Problem to work on :: Can you set down, exactly as they appear below, the lines from the opening of the material through the one bearing "['5x10', '19'], ['1x10', '20']];", minus the pictures?

Information shown ::
□ □ □ □ □
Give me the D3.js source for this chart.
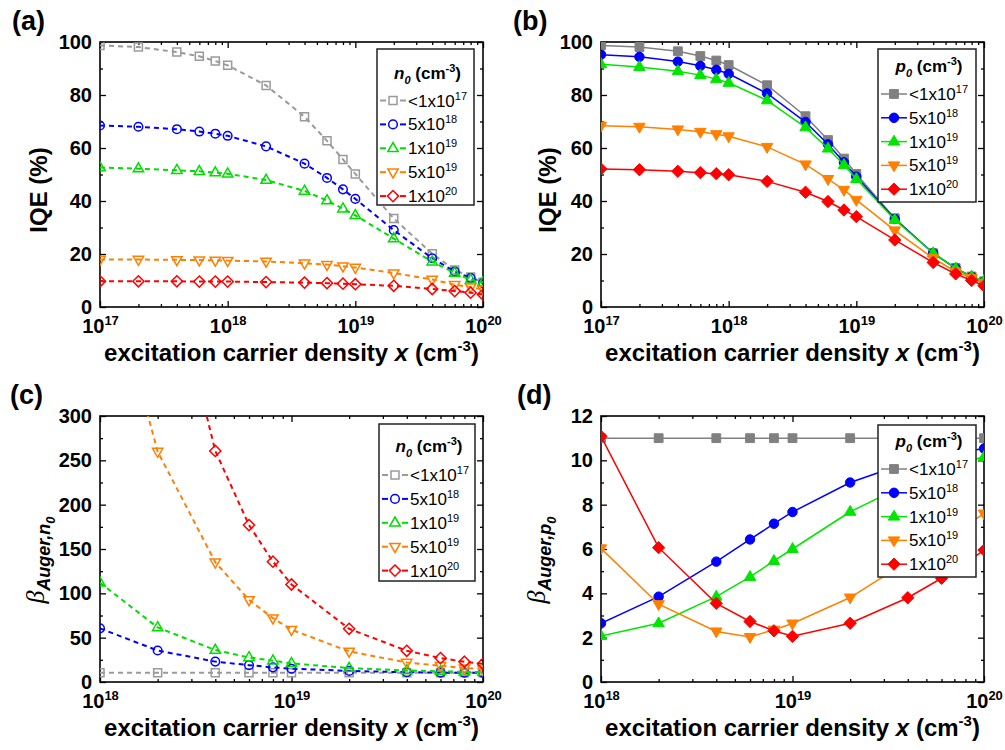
<!DOCTYPE html>
<html>
<head>
<meta charset="utf-8">
<script src="https://cdn.jsdelivr.net/npm/d3@7"></script>
<style>
  body { margin: 0; background: #fff; }
  svg { font-family: "Liberation Sans", Arial, Helvetica, sans-serif; }
</style>
</head>
<body>
<svg id="chart" width="1005" height="750"></svg>
<script>
// x positions (excitation carrier density, cm^-3)
var xIQE = [1e17, 2e17, 4e17, 6e17, 8e17, 1e18, 2e18, 4e18, 6e18, 8e18, 1e19, 2e19, 4e19, 6e19, 8e19, 1e20];
var xBeta = [1e18, 2e18, 4e18, 6e18, 8e18, 1e19, 2e19, 4e19, 6e19, 8e19, 1e20];

// tick values
var iqeXTicks = [1e17, 1e18, 1e19, 1e20];
var betaXTicks = [1e18, 1e19, 1e20];
var iqeYTicks = [0, 20, 40, 60, 80, 100];
var betaNYTicks = [0, 50, 100, 150, 200, 250, 300];
var betaPYTicks = [0, 2, 4, 6, 8, 10, 12];

// legend labels: mantissa + exponent
var dopingLabels = [['<1x10', '17'], ['5x10', '18'], ['1x10', '19'], ['5x10', '19'], ['1x10', '20']];

// (a) IQE, n-type background n0
var iqeN1 = [98.7, 98.1, 96.2, 94.6, 92.8, 91.2, 83.6, 71.8, 62.7, 55.7, 50.2, 33.4, 20.1, 14.0, 11.3, 9.3];
var iqeN2 = [68.5, 68.0, 67.1, 66.2, 65.4, 64.6, 60.6, 54.1, 48.7, 44.4, 40.8, 29.0, 18.4, 13.4, 10.9, 9.0];
var iqeN3 = [52.6, 52.2, 51.6, 51.2, 50.7, 50.3, 47.9, 43.8, 40.2, 37.1, 34.6, 25.8, 17.1, 12.8, 10.3, 9.3];
var iqeN4 = [17.9, 17.9, 17.8, 17.7, 17.6, 17.5, 17.2, 16.5, 16.0, 15.4, 14.9, 12.8, 10.4, 8.4, 7.5, 6.6];
var iqeN5 = [9.7, 9.7, 9.7, 9.6, 9.6, 9.6, 9.4, 9.2, 9.0, 8.8, 8.6, 8.0, 6.8, 6.0, 5.4, 4.7];

// (b) IQE, p-type background p0
var iqeP1 = [98.7, 98.1, 96.5, 94.7, 93.0, 91.3, 83.7, 72.0, 63.0, 56.0, 50.2, 33.5, 20.3, 14.7, 11.5, 9.7];
var iqeP2 = [95.2, 94.4, 92.6, 91.0, 89.5, 88.0, 80.6, 69.8, 61.4, 54.6, 49.2, 33.2, 20.3, 14.6, 11.4, 9.5];
var iqeP3 = [91.6, 90.6, 89.0, 87.5, 86.0, 84.6, 78.0, 67.8, 59.8, 53.6, 48.3, 32.9, 20.3, 14.6, 11.5, 9.9];
var iqeP4 = [68.4, 68.0, 67.0, 66.1, 65.2, 64.4, 60.4, 53.8, 48.3, 44.2, 40.4, 28.9, 18.4, 13.4, 10.9, 9.0];
var iqeP5 = [52.1, 51.8, 51.2, 50.7, 50.3, 49.9, 47.4, 43.3, 39.8, 36.6, 34.1, 25.3, 16.8, 12.5, 10.0, 8.0];

// (c) beta Auger, n0
var betaN1 = [10.5, 10.5, 10.5, 10.5, 10.5, 10.5, 10.5, 10.5, 10.5, 10.5, 10.5];
var betaN2 = [60.5, 35.5, 23.0, 19.0, 16.5, 15.0, 12.5, 11.0, 10.6, 10.4, 10.3];
var betaN3 = [112, 61.5, 36.0, 27.7, 24.0, 21.0, 15.7, 13.0, 12.0, 11.5, 11.2];
var betaN4 = [500, 260, 135, 92.6, 72.0, 59.0, 34.5, 22.0, 18.3, 15.7, 14.5];
var betaN5 = [1050, 525, 260.6, 177, 135.7, 110, 60.0, 35.2, 27.0, 22.8, 20.5];

// (d) beta Auger, p0
var betaP1 = [11, 11, 11, 11, 11, 11, 11, 11, 11, 11, 11];
var betaP2 = [2.65, 3.85, 5.43, 6.43, 7.14, 7.67, 9.0, 9.9, 10.2, 10.4, 10.53];
var betaP3 = [2.08, 2.65, 3.85, 4.74, 5.46, 6.0, 7.68, 8.95, 9.6, 9.95, 10.15];
var betaP4 = [6.03, 3.51, 2.28, 2.03, 2.36, 2.64, 3.81, 5.45, 6.4, 7.05, 7.6];
var betaP5 = [11.08, 6.06, 3.55, 2.73, 2.31, 2.06, 2.65, 3.8, 4.68, 5.35, 5.95];

var markers = ['square', 'circle', 'triUp', 'triDown', 'diamond'];
var colorsOpen = ['#9a9a9a', '#0000ff', '#00dd00', '#ff8000', '#ff0000'];
var colorsFilled = ['#808080', '#0000ff', '#00e600', '#ff8000', '#ff0000'];

var svg = d3.select('#chart');

// marker shapes, centred on 0,0
function markerPath(type, filled) {
  var k = filled ? 1.1 : 1;
  if (type === 'square') {
    var h = 4 * k;
    return 'M' + (-h) + ',' + (-h) + 'h' + 2 * h + 'v' + 2 * h + 'h' + (-2 * h) + 'Z';
  }
  if (type === 'circle') {
    var r = 4.3 * k;
    return 'M' + r + ',0A' + r + ',' + r + ' 0 1,1 ' + (-r) + ',0A' + r + ',' + r + ' 0 1,1 ' + r + ',0Z';
  }
  if (type === 'triUp' || type === 'triDown') {
    var w = 5.2 * k, t = 5.8 * k, b = 3.2 * k;
    var s = type === 'triUp' ? 1 : -1;
    return 'M0,' + (-t * s) + 'L' + w + ',' + (b * s) + 'L' + (-w) + ',' + (b * s) + 'Z';
  }
  var d = 5.6 * k;
  return 'M0,' + (-d) + 'L' + d + ',0L0,' + d + 'L' + (-d) + ',0Z';
}

function drawPanel(p) {
  var x = d3.scaleLog().domain(p.xDomain).range([p.left, p.right]);
  var y = d3.scaleLinear().domain(p.yDomain).range([p.bottom, p.top]);
  var g = svg.append('g');

  g.append('clipPath').attr('id', 'clip-' + p.id)
    .append('rect')
    .attr('x', p.left).attr('y', p.top)
    .attr('width', p.right - p.left).attr('height', p.bottom - p.top);

  // minor ticks
  var minorX = [];
  var lo = Math.round(Math.log10(p.xDomain[0])), hi = Math.round(Math.log10(p.xDomain[1]));
  for (var dec = lo; dec < hi; dec++) {
    for (var m = 2; m <= 9; m++) minorX.push(m * Math.pow(10, dec));
  }
  var step = p.yTicks[1] - p.yTicks[0];
  var minorY = p.yTicks.slice(0, -1).map(function(v) { return v + step / 2; });

  function addAxis(axis, tx, ty) {
    var a = g.append('g').attr('transform', 'translate(' + tx + ',' + ty + ')').call(axis);
    a.select('.domain').remove();
    a.selectAll('line').attr('stroke', '#000').attr('stroke-width', 1.3);
    return a;
  }

  var bottomAxis = addAxis(d3.axisBottom(x).tickValues(p.xTicks).tickSizeInner(-6).tickSizeOuter(0).tickPadding(12), 0, p.bottom);
  addAxis(d3.axisBottom(x).tickValues(minorX).tickSizeInner(-3).tickSizeOuter(0).tickFormat(''), 0, p.bottom);
  addAxis(d3.axisTop(x).tickValues(p.xTicks).tickSizeInner(-6).tickSizeOuter(0).tickFormat(''), 0, p.top);
  addAxis(d3.axisTop(x).tickValues(minorX).tickSizeInner(-3).tickSizeOuter(0).tickFormat(''), 0, p.top);
  var leftAxis = addAxis(d3.axisLeft(y).tickValues(p.yTicks).tickSizeInner(-6).tickSizeOuter(0).tickPadding(8), p.left, 0);
  addAxis(d3.axisLeft(y).tickValues(minorY).tickSizeInner(-3).tickSizeOuter(0).tickFormat(''), p.left, 0);
  addAxis(d3.axisRight(y).tickValues(p.yTicks).tickSizeInner(-6).tickSizeOuter(0).tickFormat(''), p.right, 0);
  addAxis(d3.axisRight(y).tickValues(minorY).tickSizeInner(-3).tickSizeOuter(0).tickFormat(''), p.right, 0);

  leftAxis.selectAll('text')
    .attr('font-family', null)
    .style('font-size', '20px').style('font-weight', 'bold').attr('fill', '#000');

  // x labels as 10^n
  bottomAxis.selectAll('text').each(function(d) {
    var t = d3.select(this).attr('font-family', null).attr('fill', '#000')
      .style('font-size', '20px').style('font-weight', 'bold');
    t.text('');
    t.append('tspan').text('10');
    t.append('tspan').attr('dy', -8).style('font-size', '13px').text(Math.round(Math.log10(d)));
  });

  // frame
  g.append('rect')
    .attr('x', p.left).attr('y', p.top)
    .attr('width', p.right - p.left).attr('height', p.bottom - p.top)
    .attr('fill', 'none').attr('stroke', '#000').attr('stroke-width', 1.6);

  // data
  var plot = g.append('g').attr('clip-path', 'url(#clip-' + p.id + ')');
  var line = d3.line().x(function(d) { return x(d[0]); }).y(function(d) { return y(d[1]); });
  p.series.forEach(function(vals, i) {
    var color = p.filled ? colorsFilled[i] : colorsOpen[i];
    var pts = p.xs.map(function(xv, j) { return [xv, vals[j]]; });
    plot.append('path')
      .attr('d', line(pts))
      .attr('fill', 'none')
      .attr('stroke', color)
      .attr('stroke-width', p.filled ? 1.5 : 2)
      .attr('stroke-dasharray', p.filled ? null : '5,4');
    plot.selectAll(null).data(pts).enter().append('path')
      .attr('transform', function(d) { return 'translate(' + x(d[0]) + ',' + y(d[1]) + ')'; })
      .attr('d', markerPath(markers[i], p.filled))
      .attr('fill', p.filled ? color : 'none')
      .attr('stroke', color)
      .attr('stroke-width', p.filled ? 1 : 1.5);
  });

  // legend
  var L = p.legend;
  var lg = g.append('g');
  lg.append('rect')
    .attr('x', L.x).attr('y', L.y).attr('width', L.w).attr('height', L.h)
    .attr('fill', '#fff').attr('stroke', '#222').attr('stroke-width', 1.5);
  var title = lg.append('text')
    .attr('x', L.x + L.w / 2 + 2).attr('y', L.titleY)
    .attr('text-anchor', 'middle')
    .style('font-size', '17px').style('font-weight', 'bold');
  title.append('tspan').style('font-style', 'italic').text(p.carrier);
  title.append('tspan').attr('dy', 5).style('font-style', 'italic').style('font-size', '11px').text('0');
  title.append('tspan').attr('dy', -5).text(' (cm');
  title.append('tspan').attr('dy', -7).style('font-size', '11px').text('-3');
  title.append('tspan').attr('dy', 7).text(')');

  dopingLabels.forEach(function(lab, i) {
    var color = p.filled ? colorsFilled[i] : colorsOpen[i];
    var cy = L.firstY + i * L.stepY, cx = L.x + 16;
    if (p.filled) {
      lg.append('line').attr('x1', cx - 13).attr('x2', cx + 13).attr('y1', cy).attr('y2', cy)
        .attr('stroke', color).attr('stroke-width', 1.5);
    } else {
      [[-13, -7], [7, 13]].forEach(function(seg) {
        lg.append('line').attr('x1', cx + seg[0]).attr('x2', cx + seg[1]).attr('y1', cy).attr('y2', cy)
          .attr('stroke', color).attr('stroke-width', 2);
      });
    }
    lg.append('path')
      .attr('transform', 'translate(' + cx + ',' + cy + ')')
      .attr('d', markerPath(markers[i], p.filled))
      .attr('fill', p.filled ? color : 'none')
      .attr('stroke', color)
      .attr('stroke-width', p.filled ? 1 : 1.5);
    var t = lg.append('text').attr('x', L.x + 31).attr('y', cy + 6).style('font-size', '17px');
    t.append('tspan').text(lab[0]);
    t.append('tspan').attr('dy', -7).style('font-size', '11px').text(lab[1]);
  });

  // axis titles
  var xt = g.append('text')
    .attr('x', (p.left + p.right) / 2).attr('y', p.bottom + 54)
    .attr('text-anchor', 'middle')
    .style('font-size', '24px').style('font-weight', 'bold');
  xt.append('tspan').text('excitation carrier density ');
  xt.append('tspan').style('font-style', 'italic').text('x');
  xt.append('tspan').text(' (cm');
  xt.append('tspan').attr('dy', -10).style('font-size', '15px').text('-3');
  xt.append('tspan').attr('dy', 10).text(')');

  var yt = g.append('text')
    .attr('transform', 'translate(' + p.yTitleX + ',' + p.yTitleY + ') rotate(-90)')
    .attr('text-anchor', 'middle');
  if (p.yTitle === 'IQE') {
    yt.style('font-size', '24px').style('font-weight', 'bold').text('IQE (%)');
  } else {
    yt.append('tspan').style('font-family', '"Liberation Serif", serif').style('font-style', 'italic')
      .style('font-size', '26px').text('\u03b2');
    yt.append('tspan').attr('dy', 6).style('font-size', '18px').style('font-weight', 'bold')
      .style('font-style', 'italic').text('Auger,' + p.carrier);
    yt.append('tspan').attr('dy', 5).style('font-size', '13px').style('font-weight', 'bold')
      .style('font-style', 'italic').text('0');
  }

  // panel letter
  g.append('text').attr('x', p.labelX).attr('y', p.top - 12.5)
    .style('font-size', '27px').style('font-weight', 'bold').text(p.label);
}

drawPanel({
  id: 'a', label: '(a)', labelX: 12, left: 100, right: 483, top: 42, bottom: 307,
  xDomain: [1e17, 1e20], yDomain: [0, 100], xTicks: iqeXTicks, yTicks: iqeYTicks,
  xs: xIQE, series: [iqeN1, iqeN2, iqeN3, iqeN4, iqeN5], filled: false, carrier: 'n',
  yTitle: 'IQE', yTitleX: 47, yTitleY: 190,
  legend: { x: 377, y: 49, w: 97, h: 156, titleY: 79, firstY: 100.5, stepY: 23.9 }
});
drawPanel({
  id: 'b', label: '(b)', labelX: 513, left: 601, right: 984, top: 42, bottom: 307,
  xDomain: [1e17, 1e20], yDomain: [0, 100], xTicks: iqeXTicks, yTicks: iqeYTicks,
  xs: xIQE, series: [iqeP1, iqeP2, iqeP3, iqeP4, iqeP5], filled: true, carrier: 'p',
  yTitle: 'IQE', yTitleX: 556, yTitleY: 190,
  legend: { x: 878, y: 49, w: 98, h: 153, titleY: 72, firstY: 94, stepY: 23.8 }
});
drawPanel({
  id: 'c', label: '(c)', labelX: 10, left: 100, right: 483, top: 416, bottom: 682,
  xDomain: [1e18, 1e20], yDomain: [0, 300], xTicks: betaXTicks, yTicks: betaNYTicks,
  xs: xBeta, series: [betaN1, betaN2, betaN3, betaN4, betaN5], filled: false, carrier: 'n',
  yTitle: 'beta', yTitleX: 44, yTitleY: 560,
  legend: { x: 379, y: 424, w: 96, h: 157, titleY: 452, firstY: 475, stepY: 23.9 }
});
drawPanel({
  id: 'd', label: '(d)', labelX: 517, left: 601, right: 984, top: 416, bottom: 682,
  xDomain: [1e18, 1e20], yDomain: [0, 12], xTicks: betaXTicks, yTicks: betaPYTicks,
  xs: xBeta, series: [betaP1, betaP2, betaP3, betaP4, betaP5], filled: true, carrier: 'p',
  yTitle: 'beta', yTitleX: 545, yTitleY: 560,
  legend: { x: 878, y: 425, w: 98, h: 152, titleY: 447, firstY: 469, stepY: 23.8 }
});
</script>
</body>
</html>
□ □ □ □ □
Reply ::
Give me the D3.js source for this chart.
<!DOCTYPE html>
<html>
<head>
<meta charset="utf-8">
<script src="https://cdn.jsdelivr.net/npm/d3@7"></script>
<style>
  body { margin: 0; background: #fff; }
  svg { font-family: "Liberation Sans", Arial, Helvetica, sans-serif; }
</style>
</head>
<body>
<svg id="chart" width="1005" height="750"></svg>
<script>
// x positions (excitation carrier density, cm^-3)
var xIQE = [1e17, 2e17, 4e17, 6e17, 8e17, 1e18, 2e18, 4e18, 6e18, 8e18, 1e19, 2e19, 4e19, 6e19, 8e19, 1e20];
var xBeta = [1e18, 2e18, 4e18, 6e18, 8e18, 1e19, 2e19, 4e19, 6e19, 8e19, 1e20];

// tick values
var iqeXTicks = [1e17, 1e18, 1e19, 1e20];
var betaXTicks = [1e18, 1e19, 1e20];
var iqeYTicks = [0, 20, 40, 60, 80, 100];
var betaNYTicks = [0, 50, 100, 150, 200, 250, 300];
var betaPYTicks = [0, 2, 4, 6, 8, 10, 12];

// legend labels: mantissa + exponent
var dopingLabels = [['<1x10', '17'], ['5x10', '18'], ['1x10', '19'], ['5x10', '19'], ['1x10', '20']];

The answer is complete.